Rearranging Deckchairs

As solutions for restoring and managing the ground fishery continue to be argued, tossed about and reinvented, just what the problem is that will be solved and what it is that will be restored in some ways is becoming more vague.

The huge effort around the Magnuson Stevens Act reauthorization process, now going on in Washington, will result in the establishment of policy for an industry that’s been sprouting unanswered questions like weeds. Some of these unknowns may, by the time the reauthorization is complete, be the cause for the “Act” finding the tide has already gone out.

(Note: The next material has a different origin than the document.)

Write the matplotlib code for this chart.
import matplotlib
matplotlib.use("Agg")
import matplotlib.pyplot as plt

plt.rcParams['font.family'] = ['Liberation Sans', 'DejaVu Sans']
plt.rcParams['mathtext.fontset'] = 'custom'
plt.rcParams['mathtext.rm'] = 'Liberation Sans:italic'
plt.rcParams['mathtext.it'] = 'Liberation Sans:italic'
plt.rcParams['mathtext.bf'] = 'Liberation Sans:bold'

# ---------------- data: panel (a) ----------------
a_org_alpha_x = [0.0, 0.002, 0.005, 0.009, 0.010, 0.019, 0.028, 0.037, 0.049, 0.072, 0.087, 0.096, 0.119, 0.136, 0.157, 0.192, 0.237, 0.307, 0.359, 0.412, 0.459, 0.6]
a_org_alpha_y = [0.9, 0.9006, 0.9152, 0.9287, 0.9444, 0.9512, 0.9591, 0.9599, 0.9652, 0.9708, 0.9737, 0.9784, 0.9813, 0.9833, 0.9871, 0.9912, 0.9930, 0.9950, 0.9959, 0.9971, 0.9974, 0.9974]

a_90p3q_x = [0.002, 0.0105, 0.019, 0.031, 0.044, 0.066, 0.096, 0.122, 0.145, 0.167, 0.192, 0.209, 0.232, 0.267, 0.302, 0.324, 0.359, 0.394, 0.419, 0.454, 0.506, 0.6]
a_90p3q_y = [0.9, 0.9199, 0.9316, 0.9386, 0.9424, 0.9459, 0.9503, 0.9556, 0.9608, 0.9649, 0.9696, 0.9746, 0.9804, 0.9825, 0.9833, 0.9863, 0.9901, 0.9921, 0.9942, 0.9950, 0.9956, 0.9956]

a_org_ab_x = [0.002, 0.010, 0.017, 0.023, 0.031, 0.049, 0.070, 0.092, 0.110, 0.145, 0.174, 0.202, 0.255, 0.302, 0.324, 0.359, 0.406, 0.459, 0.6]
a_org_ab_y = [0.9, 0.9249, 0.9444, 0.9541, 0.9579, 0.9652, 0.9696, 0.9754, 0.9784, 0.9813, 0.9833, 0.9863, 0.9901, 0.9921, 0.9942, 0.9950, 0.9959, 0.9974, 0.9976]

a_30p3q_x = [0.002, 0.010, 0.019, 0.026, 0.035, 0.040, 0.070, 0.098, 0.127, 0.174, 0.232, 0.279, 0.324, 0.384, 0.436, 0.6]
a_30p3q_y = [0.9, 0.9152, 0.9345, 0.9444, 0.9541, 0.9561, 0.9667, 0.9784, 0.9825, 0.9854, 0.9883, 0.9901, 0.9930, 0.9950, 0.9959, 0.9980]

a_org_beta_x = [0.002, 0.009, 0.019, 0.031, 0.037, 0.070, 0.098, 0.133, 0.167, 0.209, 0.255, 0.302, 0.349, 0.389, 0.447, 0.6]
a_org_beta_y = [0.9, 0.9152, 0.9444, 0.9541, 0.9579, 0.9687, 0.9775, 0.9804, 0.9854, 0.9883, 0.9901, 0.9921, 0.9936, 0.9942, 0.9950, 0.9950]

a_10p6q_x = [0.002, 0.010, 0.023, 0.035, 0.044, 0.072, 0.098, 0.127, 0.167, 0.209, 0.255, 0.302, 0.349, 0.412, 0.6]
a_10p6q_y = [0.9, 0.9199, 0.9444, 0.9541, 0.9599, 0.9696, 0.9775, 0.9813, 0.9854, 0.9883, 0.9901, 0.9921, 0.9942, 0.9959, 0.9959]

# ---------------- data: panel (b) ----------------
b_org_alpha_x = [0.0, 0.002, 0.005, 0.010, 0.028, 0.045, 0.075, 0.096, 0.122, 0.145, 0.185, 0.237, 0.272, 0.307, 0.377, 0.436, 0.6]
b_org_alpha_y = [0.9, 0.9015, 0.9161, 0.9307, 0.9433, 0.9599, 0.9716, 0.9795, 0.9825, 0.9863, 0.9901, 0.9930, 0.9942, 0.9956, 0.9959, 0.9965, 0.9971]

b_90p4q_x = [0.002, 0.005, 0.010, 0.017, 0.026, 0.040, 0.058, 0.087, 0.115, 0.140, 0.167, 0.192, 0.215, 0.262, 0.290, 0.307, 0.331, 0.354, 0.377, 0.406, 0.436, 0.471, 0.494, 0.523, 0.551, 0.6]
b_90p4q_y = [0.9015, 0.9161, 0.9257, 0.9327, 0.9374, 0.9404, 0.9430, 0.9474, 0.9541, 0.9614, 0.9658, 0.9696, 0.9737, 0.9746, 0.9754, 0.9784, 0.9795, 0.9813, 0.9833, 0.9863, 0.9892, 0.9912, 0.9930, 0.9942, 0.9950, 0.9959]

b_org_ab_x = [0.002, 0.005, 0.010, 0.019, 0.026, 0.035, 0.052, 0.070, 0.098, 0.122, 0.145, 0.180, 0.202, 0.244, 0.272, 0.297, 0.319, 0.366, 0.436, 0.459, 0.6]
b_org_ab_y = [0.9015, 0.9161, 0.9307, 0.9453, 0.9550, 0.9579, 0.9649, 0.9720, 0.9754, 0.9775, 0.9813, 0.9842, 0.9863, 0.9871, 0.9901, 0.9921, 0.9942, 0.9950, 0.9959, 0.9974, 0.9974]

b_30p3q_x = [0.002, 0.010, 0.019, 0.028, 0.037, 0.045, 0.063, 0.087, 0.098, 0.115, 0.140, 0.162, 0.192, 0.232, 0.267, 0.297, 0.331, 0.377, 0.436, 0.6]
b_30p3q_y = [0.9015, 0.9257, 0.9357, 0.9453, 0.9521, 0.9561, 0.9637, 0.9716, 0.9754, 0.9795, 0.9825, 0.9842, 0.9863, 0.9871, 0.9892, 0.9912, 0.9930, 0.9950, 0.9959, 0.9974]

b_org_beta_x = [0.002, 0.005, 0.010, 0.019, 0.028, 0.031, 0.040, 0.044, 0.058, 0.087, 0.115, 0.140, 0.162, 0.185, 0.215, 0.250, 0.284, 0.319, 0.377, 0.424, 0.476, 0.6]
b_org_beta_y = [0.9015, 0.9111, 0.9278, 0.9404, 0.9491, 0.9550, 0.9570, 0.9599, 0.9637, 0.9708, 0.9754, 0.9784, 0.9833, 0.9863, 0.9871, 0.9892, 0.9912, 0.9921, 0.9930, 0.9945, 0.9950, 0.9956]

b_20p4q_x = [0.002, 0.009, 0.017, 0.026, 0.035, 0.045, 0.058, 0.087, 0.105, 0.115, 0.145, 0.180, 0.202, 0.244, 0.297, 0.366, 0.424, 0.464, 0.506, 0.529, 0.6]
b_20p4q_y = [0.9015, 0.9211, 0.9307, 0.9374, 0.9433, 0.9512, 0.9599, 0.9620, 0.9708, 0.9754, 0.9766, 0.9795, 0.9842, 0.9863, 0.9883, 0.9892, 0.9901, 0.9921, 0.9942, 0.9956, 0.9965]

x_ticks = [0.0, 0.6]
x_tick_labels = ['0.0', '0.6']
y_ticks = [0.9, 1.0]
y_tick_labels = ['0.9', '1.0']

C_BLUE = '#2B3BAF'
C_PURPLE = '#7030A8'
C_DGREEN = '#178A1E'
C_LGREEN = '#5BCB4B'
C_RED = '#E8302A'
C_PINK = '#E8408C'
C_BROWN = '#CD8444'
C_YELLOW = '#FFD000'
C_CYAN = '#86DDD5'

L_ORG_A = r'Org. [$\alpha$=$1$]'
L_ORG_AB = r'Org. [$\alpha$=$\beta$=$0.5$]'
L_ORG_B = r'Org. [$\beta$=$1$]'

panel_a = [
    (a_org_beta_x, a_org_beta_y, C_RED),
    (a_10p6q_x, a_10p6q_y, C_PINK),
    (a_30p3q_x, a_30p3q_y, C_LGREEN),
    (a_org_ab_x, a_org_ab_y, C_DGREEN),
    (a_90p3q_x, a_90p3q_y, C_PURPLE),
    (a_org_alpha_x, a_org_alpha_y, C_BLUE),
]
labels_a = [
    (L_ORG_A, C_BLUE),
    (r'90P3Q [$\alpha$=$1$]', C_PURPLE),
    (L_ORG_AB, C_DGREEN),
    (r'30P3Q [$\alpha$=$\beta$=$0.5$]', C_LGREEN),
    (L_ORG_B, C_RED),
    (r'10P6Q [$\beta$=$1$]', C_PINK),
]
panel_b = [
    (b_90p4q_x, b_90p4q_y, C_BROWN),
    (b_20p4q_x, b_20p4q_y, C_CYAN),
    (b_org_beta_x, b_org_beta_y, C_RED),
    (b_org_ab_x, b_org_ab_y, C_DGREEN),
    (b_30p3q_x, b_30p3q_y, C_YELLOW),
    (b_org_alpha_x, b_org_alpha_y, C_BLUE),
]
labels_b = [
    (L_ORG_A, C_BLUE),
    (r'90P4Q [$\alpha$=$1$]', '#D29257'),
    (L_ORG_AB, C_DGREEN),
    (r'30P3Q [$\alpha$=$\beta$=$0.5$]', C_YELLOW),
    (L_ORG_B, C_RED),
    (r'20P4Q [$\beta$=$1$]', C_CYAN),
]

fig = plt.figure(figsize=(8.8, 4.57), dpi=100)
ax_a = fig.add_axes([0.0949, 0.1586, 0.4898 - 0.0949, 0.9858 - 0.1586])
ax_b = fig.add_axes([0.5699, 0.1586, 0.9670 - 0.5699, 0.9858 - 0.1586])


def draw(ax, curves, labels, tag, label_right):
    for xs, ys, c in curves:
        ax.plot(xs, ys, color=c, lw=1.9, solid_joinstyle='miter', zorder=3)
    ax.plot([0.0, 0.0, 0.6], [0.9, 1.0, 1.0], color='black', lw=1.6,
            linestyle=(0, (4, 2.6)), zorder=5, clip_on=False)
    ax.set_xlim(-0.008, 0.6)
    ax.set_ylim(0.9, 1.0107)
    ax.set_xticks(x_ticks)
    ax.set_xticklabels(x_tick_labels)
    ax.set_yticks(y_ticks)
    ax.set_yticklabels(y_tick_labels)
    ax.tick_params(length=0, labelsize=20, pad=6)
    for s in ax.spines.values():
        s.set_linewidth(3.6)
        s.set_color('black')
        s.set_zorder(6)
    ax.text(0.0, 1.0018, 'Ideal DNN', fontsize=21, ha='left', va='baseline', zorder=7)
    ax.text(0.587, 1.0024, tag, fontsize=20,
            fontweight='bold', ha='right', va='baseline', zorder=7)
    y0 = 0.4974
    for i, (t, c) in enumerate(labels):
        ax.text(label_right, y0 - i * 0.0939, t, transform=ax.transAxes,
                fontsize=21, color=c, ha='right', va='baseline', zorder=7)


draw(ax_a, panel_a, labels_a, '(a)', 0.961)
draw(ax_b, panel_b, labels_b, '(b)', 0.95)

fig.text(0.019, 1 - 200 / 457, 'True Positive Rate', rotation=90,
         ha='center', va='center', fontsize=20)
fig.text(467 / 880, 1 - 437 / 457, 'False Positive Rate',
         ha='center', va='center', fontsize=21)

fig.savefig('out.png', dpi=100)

Fishermen and scientists regularly refer to what they encounter in the ground fish fishery with what amounts to a shrug. The size of some species, the scarcity of others, changes in maturity and where the fish are being caught, have some saying we don’t know what is going on out there.

Any experienced person observing the TRAC meetings at Woods Hole, where decisions are made about how much fish is out there, and how much can be taken, has to shrug watching the process. The final day after months of scientific effort are spent trying to decide what model to use to interpret the results. This, amid the politicking of the Canadian and US industry reps in the room.

The scene is enough to make a reasonable person feel as though they had just fallen down the rabbit hole.
   
If the fishermen are going out to do what they have always done, albeit, according to the rules set down by scientists and management, and they observe changes they cannot explain; and if the scientists, who would likely claim to be the more official observers, observe things in the fishery that they cannot explain; and if management doesn’t know what’s going on and has finally admitted it, maybe it’s time for a new game plan.

There doesn’t appear to be anything radically new on the management horizon. There are people looking at the problems from other and new angles. Its pretty clear something new is needed. Blaming the fishermen when no one else knows what’s going on just won’t cut it. Rearranging deck chairs on the Titanic again shouldn’t either.